One of the most common questions about any University is the food. How is the food provided by the school? The answer to that question can play a large part in deciding where to attend school. The University of Denver educating ~12,000, its primary food vendor Sodexo, is one of the largest food providers in the world. Turns out students aren’t thrilled about it.

Why is this a timeless issue? Universities need to figure it out.

The University has three main dining halls located inside the dorm buildings themselves. Giving students four options to choose from in terms of plans. The Commuter Block plan has 50 meals per quarter with $200 meal plan cash. Meal plan cash can be used at a handful of locations off campus as well as at the DU bookstore. Then there is the 100 block meal plan, 125 meal Block Plan and the Unlimited plan ranging from $1457 to $1607 per quarter according to the DU meal plan page.

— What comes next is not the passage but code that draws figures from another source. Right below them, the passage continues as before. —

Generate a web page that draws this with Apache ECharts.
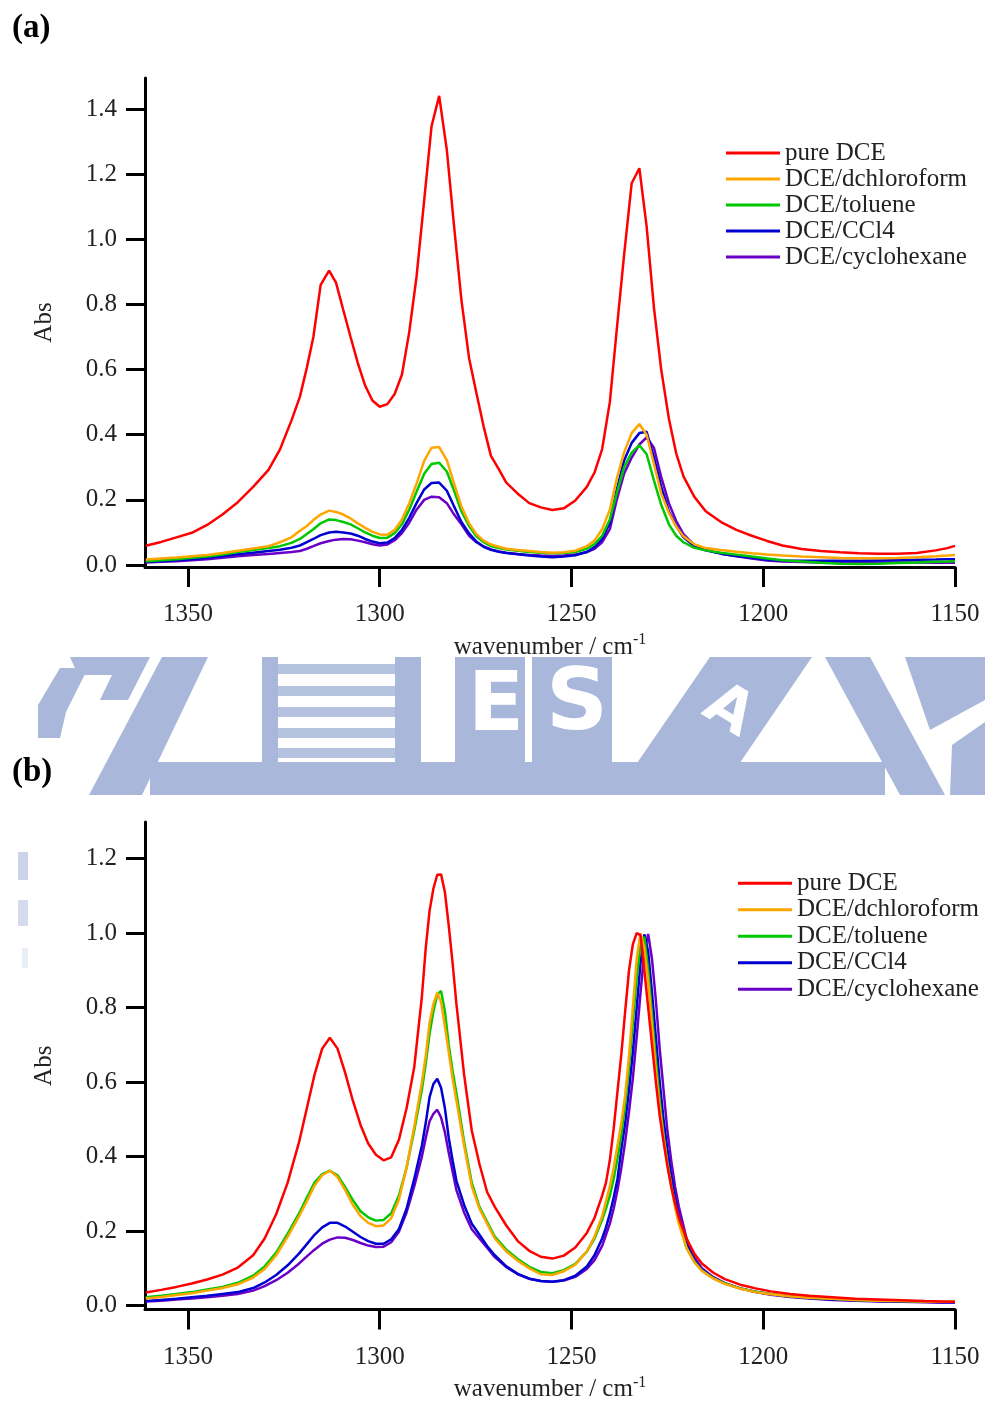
<!DOCTYPE html>
<html><head><meta charset="utf-8">
<script src="https://cdn.jsdelivr.net/npm/echarts@6/dist/echarts.min.js"></script>
<style>html,body{margin:0;padding:0;background:#fff}#c{width:985px;height:1403px}</style>
</head><body><div id="c"></div>
<script>
const seriesNames = ['pure DCE','DCE/dchloroform','DCE/toluene','DCE/CCl4','DCE/cyclohexane'];
const colors = ['#ff0000','#ffa500','#00c800','#0000d0','#6a00c8'];
const xTicks = [1350,1300,1250,1200,1150];
const yTicksA = [0,0.2,0.4,0.6,0.8,1.0,1.2,1.4];
const yTicksB = [0,0.2,0.4,0.6,0.8,1.0,1.2];

// Panel (a)
const waveA = [1361,1357,1353,1349,1345,1341,1337,1333,1329,1326,1323,1320.8,1319,1317.3,1315.4,1313.2,1311.4,1309.5,1307.6,1305.7,1303.8,1301.9,1300,1298,1296.1,1294.2,1292.3,1290.4,1288.4,1286.5,1284.5,1282.5,1280.6,1278.7,1276.7,1274.8,1272.9,1271,1269,1267,1264,1261,1258,1255,1252,1249,1246,1244,1242,1240,1238.2,1236.3,1234.3,1232.3,1230.4,1228.5,1226.6,1224.6,1222.7,1220.8,1218,1215,1211,1207,1203,1199,1195,1190,1185,1180,1175,1170,1165,1160,1155,1152,1150];
const pureA = [0.059,0.071,0.085,0.099,0.123,0.155,0.193,0.24,0.292,0.355,0.444,0.517,0.606,0.70,0.86,0.904,0.867,0.783,0.70,0.62,0.551,0.505,0.486,0.494,0.525,0.585,0.715,0.885,1.12,1.346,1.44,1.274,1.039,0.814,0.635,0.529,0.425,0.335,0.295,0.253,0.219,0.19,0.177,0.169,0.174,0.198,0.24,0.284,0.356,0.50,0.722,0.95,1.172,1.218,1.039,0.79,0.60,0.449,0.343,0.272,0.21,0.165,0.132,0.108,0.09,0.074,0.06,0.049,0.043,0.039,0.036,0.035,0.035,0.037,0.045,0.052,0.059];
const chloroA = [0.017,0.02,0.023,0.027,0.031,0.037,0.044,0.051,0.058,0.07,0.085,0.105,0.12,0.138,0.155,0.167,0.163,0.155,0.143,0.128,0.114,0.102,0.094,0.093,0.108,0.14,0.19,0.25,0.32,0.36,0.362,0.322,0.25,0.18,0.128,0.095,0.075,0.063,0.056,0.05,0.046,0.043,0.04,0.038,0.039,0.044,0.058,0.075,0.11,0.17,0.265,0.345,0.405,0.433,0.40,0.31,0.22,0.16,0.118,0.088,0.064,0.052,0.046,0.041,0.036,0.032,0.029,0.026,0.024,0.022,0.021,0.021,0.022,0.024,0.027,0.029,0.031];
const tolueneA = [0.012,0.015,0.018,0.022,0.026,0.032,0.04,0.046,0.052,0.058,0.068,0.08,0.095,0.11,0.128,0.14,0.138,0.132,0.125,0.113,0.1,0.09,0.083,0.084,0.098,0.125,0.17,0.225,0.28,0.31,0.314,0.287,0.228,0.165,0.12,0.088,0.07,0.058,0.052,0.048,0.044,0.04,0.038,0.036,0.037,0.04,0.05,0.064,0.09,0.14,0.22,0.30,0.345,0.368,0.34,0.26,0.185,0.125,0.09,0.07,0.053,0.045,0.038,0.032,0.026,0.02,0.015,0.011,0.007,0.004,0.003,0.004,0.006,0.008,0.01,0.011,0.012];
const ccl4A = [0.01,0.012,0.015,0.018,0.022,0.027,0.033,0.038,0.043,0.047,0.053,0.06,0.07,0.08,0.092,0.1,0.102,0.1,0.097,0.09,0.08,0.072,0.067,0.069,0.083,0.108,0.145,0.19,0.232,0.252,0.253,0.228,0.18,0.132,0.097,0.072,0.056,0.047,0.041,0.037,0.033,0.029,0.026,0.024,0.026,0.03,0.04,0.055,0.08,0.13,0.23,0.32,0.375,0.405,0.409,0.33,0.24,0.165,0.12,0.085,0.058,0.045,0.035,0.028,0.022,0.016,0.014,0.013,0.013,0.013,0.013,0.014,0.015,0.016,0.017,0.018,0.018];
const cyclohexA = [0.008,0.01,0.012,0.015,0.018,0.022,0.027,0.031,0.034,0.037,0.04,0.043,0.05,0.058,0.067,0.074,0.078,0.08,0.079,0.075,0.07,0.064,0.06,0.063,0.076,0.098,0.13,0.17,0.2,0.21,0.208,0.19,0.155,0.125,0.09,0.07,0.057,0.048,0.042,0.038,0.034,0.031,0.029,0.028,0.029,0.032,0.04,0.05,0.07,0.11,0.2,0.28,0.33,0.37,0.392,0.36,0.27,0.19,0.135,0.095,0.062,0.046,0.035,0.027,0.02,0.014,0.011,0.009,0.008,0.008,0.008,0.008,0.008,0.008,0.007,0.007,0.007];

// Panel (b)
const waveB = [1361,1357,1353,1349,1345,1341,1337,1333,1330,1327,1324,1321,1319,1317,1315,1313,1311,1309,1307,1305,1303,1301,1299,1297,1295,1293,1291,1289,1288,1287,1286,1285,1284,1283,1282,1281,1280,1278,1276,1274,1272,1270,1267,1264,1261,1258,1255,1252,1249,1246,1244,1242,1241,1240,1239,1238,1237,1236,1235,1234,1233,1232,1231,1230,1229,1228,1227,1226,1225,1224,1223,1222,1220,1218,1216,1213,1210,1206,1202,1198,1193,1188,1182,1176,1170,1164,1158,1154,1150];
const pureB = [0.035,0.042,0.05,0.059,0.07,0.083,0.102,0.135,0.18,0.245,0.33,0.44,0.53,0.62,0.69,0.719,0.69,0.625,0.55,0.485,0.435,0.405,0.39,0.398,0.445,0.53,0.64,0.83,0.96,1.06,1.12,1.157,1.158,1.11,1.02,0.92,0.81,0.62,0.47,0.38,0.305,0.265,0.215,0.173,0.147,0.131,0.126,0.134,0.156,0.195,0.235,0.295,0.33,0.39,0.475,0.575,0.675,0.79,0.9,0.97,1.0,0.995,0.9,0.8,0.7,0.6,0.51,0.44,0.375,0.32,0.275,0.235,0.18,0.14,0.113,0.088,0.071,0.056,0.046,0.038,0.031,0.026,0.022,0.018,0.016,0.014,0.012,0.011,0.01];
const chloroB = [0.019,0.023,0.028,0.033,0.04,0.047,0.057,0.075,0.098,0.135,0.185,0.24,0.28,0.322,0.35,0.362,0.345,0.31,0.27,0.24,0.222,0.213,0.215,0.235,0.285,0.37,0.48,0.6,0.67,0.76,0.81,0.84,0.815,0.75,0.68,0.61,0.55,0.43,0.32,0.26,0.22,0.18,0.145,0.12,0.1,0.084,0.082,0.092,0.11,0.145,0.185,0.24,0.28,0.32,0.37,0.43,0.49,0.565,0.67,0.8,0.93,1.0,0.96,0.87,0.75,0.63,0.53,0.45,0.38,0.32,0.265,0.22,0.155,0.117,0.093,0.072,0.058,0.045,0.036,0.03,0.025,0.021,0.018,0.015,0.013,0.012,0.011,0.01,0.01];
const tolueneB = [0.022,0.026,0.031,0.036,0.043,0.05,0.061,0.08,0.105,0.142,0.193,0.248,0.29,0.33,0.353,0.362,0.35,0.318,0.283,0.253,0.237,0.228,0.23,0.248,0.295,0.37,0.47,0.58,0.65,0.73,0.79,0.835,0.845,0.79,0.7,0.63,0.57,0.44,0.33,0.265,0.225,0.185,0.15,0.125,0.104,0.09,0.087,0.095,0.112,0.145,0.18,0.23,0.26,0.295,0.34,0.395,0.46,0.54,0.64,0.76,0.88,0.97,0.99,0.9,0.78,0.66,0.55,0.46,0.385,0.325,0.27,0.225,0.155,0.118,0.094,0.073,0.059,0.046,0.037,0.031,0.025,0.021,0.018,0.015,0.013,0.012,0.011,0.01,0.01];
const ccl4B = [0.012,0.015,0.018,0.022,0.026,0.031,0.036,0.047,0.062,0.082,0.108,0.14,0.165,0.19,0.21,0.222,0.222,0.212,0.198,0.184,0.173,0.166,0.166,0.178,0.205,0.26,0.34,0.43,0.49,0.56,0.595,0.609,0.585,0.53,0.45,0.39,0.335,0.27,0.22,0.19,0.16,0.135,0.105,0.085,0.072,0.066,0.064,0.068,0.08,0.105,0.135,0.18,0.21,0.246,0.29,0.34,0.42,0.49,0.58,0.68,0.8,0.92,0.997,0.95,0.84,0.72,0.6,0.5,0.42,0.35,0.29,0.24,0.165,0.122,0.096,0.074,0.059,0.046,0.037,0.03,0.024,0.02,0.016,0.014,0.012,0.011,0.01,0.009,0.009];
const cyclohexB = [0.011,0.013,0.016,0.019,0.022,0.026,0.031,0.04,0.052,0.068,0.088,0.113,0.132,0.15,0.166,0.177,0.183,0.182,0.176,0.168,0.161,0.157,0.158,0.17,0.198,0.25,0.32,0.4,0.45,0.495,0.515,0.526,0.505,0.465,0.41,0.36,0.31,0.25,0.205,0.18,0.155,0.13,0.103,0.084,0.072,0.066,0.064,0.067,0.077,0.098,0.122,0.16,0.19,0.22,0.26,0.31,0.37,0.44,0.52,0.61,0.72,0.84,0.95,0.998,0.93,0.82,0.69,0.58,0.47,0.39,0.32,0.265,0.18,0.13,0.1,0.076,0.06,0.046,0.036,0.029,0.023,0.019,0.015,0.013,0.011,0.01,0.009,0.008,0.008];

const panelA = [pureA, chloroA, tolueneA, ccl4A, cyclohexA];
const panelB = [pureB, chloroB, tolueneB, ccl4B, cyclohexB];

const FONT = "'Liberation Serif','Times New Roman',serif";
const zip = (w, v) => w.map((x, i) => [x, v[i]]);

const series = [];
[panelA, panelB].forEach((panel, p) => {
  const w = p === 0 ? waveA : waveB;
  panel.forEach((vals, k) => {
    series.push({
      type: 'line', name: seriesNames[k], xAxisIndex: p, yAxisIndex: p,
      data: zip(w, vals), showSymbol: false, symbol: 'none',
      lineStyle: { color: colors[k], width: 2.5 }, itemStyle: { color: colors[k] },
      z: 3 + (5 - k), animation: false, silent: true
    });
  });
});

function xAxisCfg(i) {
  return {
    type: 'value', gridIndex: i, min: 1150, max: 1361.2, inverse: true,
    axisLine: { show: true, onZero: false, lineStyle: { color: '#000', width: 3 } },
    axisTick: { show: true, length: 20, customValues: xTicks, lineStyle: { color: '#000', width: 3 } },
    axisLabel: { customValues: xTicks, margin: 35, fontFamily: FONT, fontSize: 25, color: '#222',
                 formatter: v => String(v) },
    splitLine: { show: false },
    name: 'wavenumber / cm{sup|-1}', nameLocation: 'middle', nameGap: 65,
    nameTextStyle: { fontFamily: FONT, fontSize: 25, color: '#222',
      rich: { sup: { fontFamily: FONT, fontSize: 16, color: '#222', verticalAlign: 'top', padding: [0,0,14,0] } } }
  };
}
function yAxisCfg(i, min, max, ticks) {
  return {
    type: 'value', gridIndex: i, min: min, max: max,
    axisLine: { show: true, onZero: false, lineStyle: { color: '#000', width: 3 } },
    axisTick: { show: true, length: 19, customValues: ticks, lineStyle: { color: '#000', width: 3 } },
    axisLabel: { customValues: ticks, margin: 28, fontFamily: FONT, fontSize: 25, color: '#222',
                 formatter: v => v.toFixed(1) },
    splitLine: { show: false },
    name: 'Abs', nameLocation: 'middle', nameGap: 88, nameRotate: 90,
    nameTextStyle: { fontFamily: FONT, fontSize: 25, color: '#222' }
  };
}
function legendCfg(left, top, lh) {
  return {
    orient: 'vertical', left: left, top: top, padding: 0, itemGap: 0,
    itemWidth: 54, itemHeight: 3, icon: 'rect', selectedMode: false,
    data: seriesNames,
    textStyle: { fontFamily: FONT, fontSize: 25, color: '#222', lineHeight: lh }
  };
}

const WM = '#a8b7da';
const wm = [];
function poly(points, opacity) { wm.push({ type: 'polygon', shape: { points: points }, style: { fill: WM, opacity: opacity || 1 }, z: -10, silent: true }); }
function rect(x, y, w, h, opacity) { wm.push({ type: 'rect', shape: { x: x, y: y, width: w, height: h }, style: { fill: WM, opacity: opacity || 1 }, z: -10, silent: true }); }
// watermark band (logo fragment)
poly([[38,705],[60,668],[88,668],[66,712],[60,738],[38,738]]);
poly([[70,657],[150,657],[128,700],[100,700],[112,675],[78,675]]);
poly([[89,795],[142,795],[208,657],[162,657]]);
rect(150, 762, 735, 33);
rect(262, 657, 16, 105);
rect(395, 657, 26, 105);
[664, 686, 707, 728, 748].forEach(y => rect(278, y, 117, 10, 0.85));
rect(455, 657, 70, 105);
rect(532, 657, 80, 105);
poly([[615,795],[718,795],[812,657],[710,657]]);
poly([[825,657],[870,657],[945,795],[900,795]]);
poly([[905,657],[985,657],[985,700],[930,730]]);
poly([[950,795],[952,745],[985,722],[985,795]]);
rect(18, 852, 10, 28, 0.6);
rect(18, 900, 10, 26, 0.5);
rect(22, 948, 6, 20, 0.25);

const graphics = wm.concat([
  { type: 'text', left: 468, top: 668, style: { text: 'E', fill: '#fff', font: "bold 82px 'DejaVu Sans'" }, z: -9, silent: true },
  { type: 'text', left: 546, top: 664, style: { text: 'S', fill: '#fff', font: "bold 86px 'DejaVu Sans'" }, z: -9, silent: true },
  { type: 'text', x: 728, y: 712, rotation: -0.55, style: { text: 'A', fill: '#fff', font: "bold 60px 'DejaVu Sans'", align: 'center', verticalAlign: 'middle' }, z: -9, silent: true },
  { type: 'text', left: 12, top: 12, style: { text: '(a)', fill: '#000', font: "bold 33px 'Liberation Serif'" } },
  { type: 'text', left: 12, top: 756, style: { text: '(b)', fill: '#000', font: "bold 33px 'Liberation Serif'" } }
]);

const chart = echarts.init(document.getElementById('c'), null, { renderer: 'canvas' });
chart.setOption({
  animation: false,
  backgroundColor: '#fff',
  grid: [
    { left: 145, top: 78, width: 810, height: 489 },
    { left: 145, top: 822, width: 810, height: 491 }
  ],
  xAxis: [xAxisCfg(0), xAxisCfg(1)],
  yAxis: [yAxisCfg(0, -0.006, 1.495, yTicksA), yAxisCfg(1, -0.0107, 1.2987, yTicksB)],
  legend: [legendCfg(726, 140, 26), legendCfg(738, 870, 26.5)],
  graphic: graphics,
  series: series
});
</script></body></html>
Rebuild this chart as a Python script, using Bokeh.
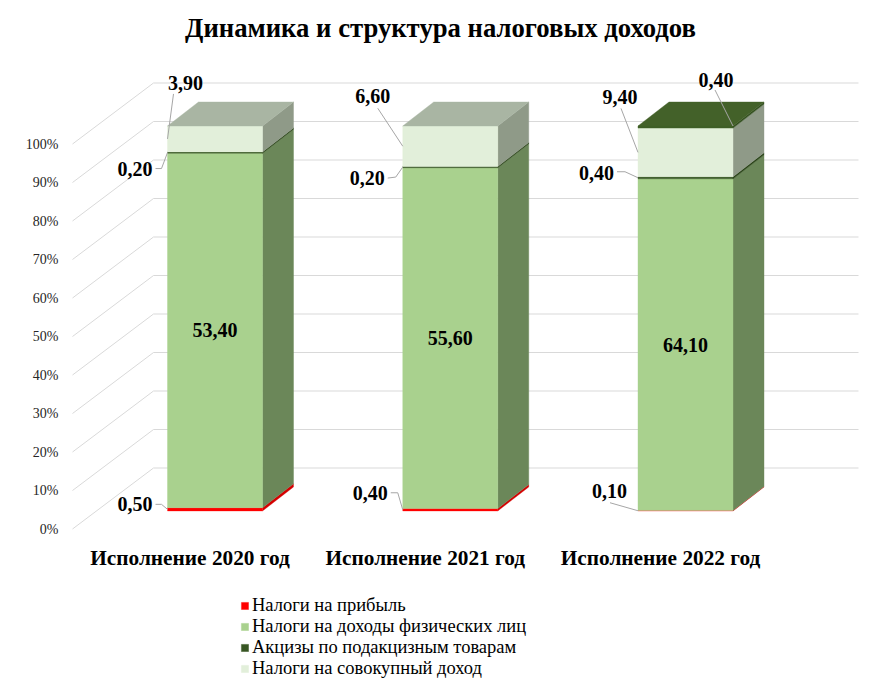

Talking to some of the students around campus there were several different feelings about the food. Sachin Verma, a junior at DU, had a rather bad impression of Sodexo. Saying that he hasn’t eat there since freshman year, eating at his fraternity house most of sophomore year. Comparing the two he liked the food provided by his fraternity better.

Verma is not alone in this thinking. There is a Twitter page dedicated to complaints about Sodexo food with over 1,000 followers

“you have to put this into perspective too you know” Verma said to the food providers credit “Sodexo makes food daily for thousands of kids while the catering company for my fraternity makes food for about 30 guys”

Walking around campus I began to talk with another student at DU Liam McHugh. McHugh liked Sodexo it seemed like, being an ex-athlete he would often go to a cafeteria after practice and indulge himself in the nightly meal. His favorite meal was breakfast, always at the omelet bar made fresh by a Sodexo worker.  If not that then there was always the option of making waffles from a pre-made mix and waffle iron.

Question: What do you think of our schools provided meals?


Anderson Academic Commons, University of Denver. Monday, Oct. 3, 2016 (Photo by Matthew Stallone)




Liam McHugh, Junior, Daniels College of Business

“It is a necessary evil I think… I used to eat there a lot but that was because it was really my only option. I think the food options aren’t bad, just the way the meals are prepared and the ingredients used are sub-par”

Question: Why don’t you have a meal plan?

 Place and time of Interview: Driscoll Green, University of Denver. Monday Oct. 3, 2016

 Tess Greenwald, Senior, Student Body President

“I am a senior and no seniors really have meal plans. I have a kitchen in my house so I don’t really need to go to a cafeteria for food”

Question: Did you like Sodexo when you ate it?


Wash Park, University of Denver. Monday, Oct. 3, 2016 (Photo by Matthew Stallone)




Sachin Verma, Junior, Daniels College of Business

“Not really, pretty bad food in my opinion, I would usually use the microwave in my room for meals”

When talking to the students it seemed that having a meal plan was a factor of the past. As they grew up and became more independent, food provided by the school became obsolete or not the norm. The three upperclassmen interviewed no longer had a meal plan but seemed to reminisce about Sodexo food catering during their freshman year.

When asking if McHugh wished he had a meal plan:

“I wish I did, but I am trying to be more independent” McHugh said.


2 thoughts on “Students don’t like cafeteria food. Whats new.

  1. I really enjoyed how you opened up the story with a important question for the reader to think about before going any further into the reading. The second paragraph is very informative and gives the reader a solid understanding of how the meal plan works, it also fits the inverse pyramid scheme. There seems to be a shift with upperclassmen moving away from the meal plan. Perhaps interviewing a freshman or sophomore with a meal plan could give us more insight into this issue.


  2. Matt,

    Nice story. I liked that you chose this topic because when I was a freshman and sophomore it was definitely something that bothered me. I didn’t love Sodexo and I could also tell that a majority of the campus felt the same way which made me believe the school could do more. As I’m graduating I don’t care for the issue as much, but I think Denver should poll how their students feel and make changes based on those answers.